I considered shelling out $25 for the NFL Audio Pass, but the form was too hard to navigate on my phone and the bus's Internet was down. And as I was fumbling around and cursing, I started getting texts. The Eagles couldn't move the ball, nor could they stop the Giants on third down. Mario Manningham was torching Dimitri Patterson, and before you knew it, New York had built a huge lead.
I certainly wasn't happy, but I have to admit, I wasn't that sad. It sounded like an awful game, the kind you consider turning off midway through the third quarter. Definitely not the kind you shell out money to watch, let alone just listen to. It looked like the only game of the 2010 season I'd miss would turn out to be the worst; I had gotten lucky.
So I contently sat on the bus with my girlfriend, reading the occasional text update and following fans and beat writers on Twitter. Everyone was frustrated, especially when Andy Reid chose not to challenge an obvious non-fumble by DeSean Jackson. That should have been the nail in the coffin. It was 31-10 with 8:17 left.
But then my phone starts buzzing. My friend Jon Cifuentes is bombarding me with updates. My ESPN ScoreCenter app is freaking out, constantly informing me of Eagles touchdowns. Even non-Eagles fans are texting me, saying either "Wow!" or the more popular "VIIIIIIICKKKK!" Michael Vick, the new face of the Eagles organization (and, coincidentally, of my fantasy football team), was taking over the game.
I'm going nuts in my seat, getting excited over a game I can't even see. I'm starting to believe that maybe they can come back. I'm picturing Tom Coughlin's head turning red and exploding, praying for the Eagles D to finally step up and make a few big stops, imagining this perfect-sounding onside kick falling into Riley Cooper's hands.
Finally, the dust settles.
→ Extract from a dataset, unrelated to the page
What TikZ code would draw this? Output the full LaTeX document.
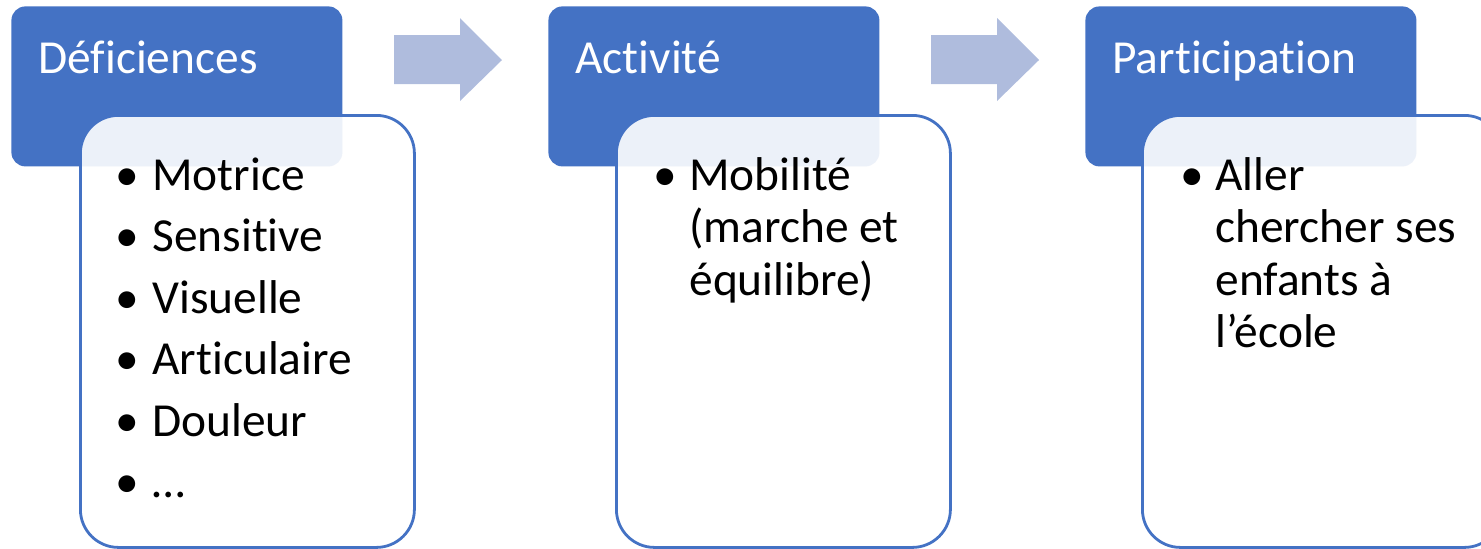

It's somehow 31-31 with about a minute left. If they hold the Giants here, it's overtime. I can't believe it; I've missed the best comeback in recent Eagles history. Even if the Giants win, those final few minutes were obviously incredible. "Man," I think, "I can't wait to watch this when I get back home."
And then, all at once, I receive 30 texts in giant capital letters. My Twitter feed goes nuts. It's all unintelligible gibberish, cheering and carrying on; all the bells and whistles that come with a game-changing, and maybe season-changing, play. The only constant word? "DeSean."
So I didn't see DeSean Jackson's life-altering punt return. I didn't see the Giants fans sobbing, the Eagles fans going insane, the suddenly wobbly 2010 playoff run being immediately righted by a player that most "experts" had bashed all last week for "showboating." Notice that you didn't hear many negative comments over his pre-TD sideline-to-sideline celebratory jog. Like I said, when you're a true game-changer, you can show all the swagger you want.
If I had pushed our bus back a day, to Monday, we'd have been caught in a big Boston snowstorm. If we had left on Saturday, we'd have skipped a party at my friend's house. Are these reasonable excuses? Not exactly; I'm still fuming about missing the game.
But regular season wins, no matter how thrilling, come and go. It's what happens in the game, not the win, that really matters. And what we should all take away is that this is a special team with an aura around it, one not felt since the early days of Donovan McNabb. They can do it all, and if they overcome a recent rash of defensive injuries, well, you can be sure I won't miss a snap of postseason football.